Her plans for a national eugenics program consisted of the same elements found in that of the Third Reich – forced sterilization and concentration camps (which she referred to euphemistically as “separation” or “segregation”).  Consider the following points from her “Plan for Peace”, published in her Birth Control Review (April 1932, pp. 107-108):

“d. to apply a stern and rigid policy of sterilization and segregation to that grade of population whose progeny is tainted, or whose inheritance is such that objectionable traits may be transmitted to offspring…

“f. to give certain dysgenic [i.e. genetically undesirable]  groups in our population their choice of segregation or sterilization.

“g. to apportion farm lands and homesteads for these segregated persons where they would be taught to work under competent instructors for the period of their entire lives….

”[W]ith five million mental and moral degenerates segregated…we could then turn our attention to the basic needs for international peace.”

This debased philosophy was, of course, diametrically opposed to the values of Christianity and, realizing this, Sanger saw the Christian churches, and the Catholic Church in particular, as her worst enemies.  Consider the following quotes from her Birth Control Review:

“The Catholic Church is the bigoted, relentless enemy of birth control…This [birth control] movement threatens its hold upon the poor and the ignorant, and probably only the existence of restraining laws prevents it from applying the thumb-screw and the rack to all those who believe in woman’s right to practice voluntary motherhood.” (Birth Control Review, Volume II, Number 6, June 1918, p. 16, editorial comment.)

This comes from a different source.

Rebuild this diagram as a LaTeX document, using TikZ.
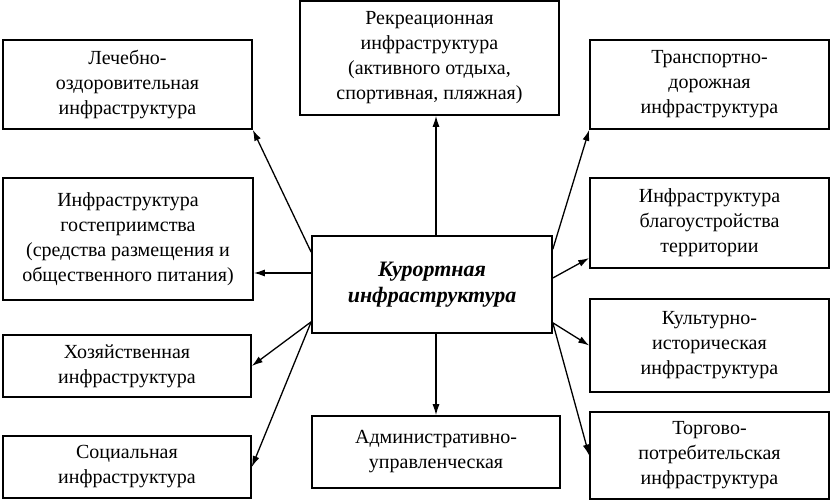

“The fight for Birth Control becomes increasingly a fight against the usurpations of the Roman Catholic Church.” (“The World We Live In,” Birth Control Review, Volume VIII, Number 4 (April 1924), p. 99)

“Our only real enemy is the [Catholic] church.” (“Sir W. Arbuthnot Lane, M.D., on Birth Control,” Birth Control Review, Volume VIII, Number 4 (April 1924), p. 115)

“I ... look forward to seeing humanity free some day of the tyranny of priests no less than of capitalists.” (Walter Adolphe Roberts “Birth Control and the Revolution,” Birth Control Review, Volume I, Number 6 (June 1917), p. 7)

The contrast between Sanger’s philosophy and Christianity is also apparent in her views on charity and helping the poor:

“Organized charity itself is. . .  the surest sign that our civilization has bred,  is breeding and is perpetuating constantly increasing numbers of defectives,  delinquents and dependents…[Nothing is] more insidiously injurious than…to supply gratis medical and nursing facilities to slum mothers.”  (Margaret Sanger, The Pivot of Civilization. Brentano’s Press,  NY,  1922.  pp. 108, 114)

Associating the Holocaust with a Christian ethic is exactly backwards.  The extermination of the Jews by the Third Reich did not flow out of Christianity, but out of a philosophy directly opposed to Christianity and all that it stands for, one introduced by Darwinism and epitomized in our country by Planned Parenthood and Margaret Sanger. The Holocaust owed nothing to the principles of “Christianity”; it owed everything to the principles of Margaret Sanger and “Planned Parenthood.” 
This article is excerpted from Salvation is From the Jews, by Roy Schoeman (Ignatius Press, San Francisco: 2004), with the kind permission of the author.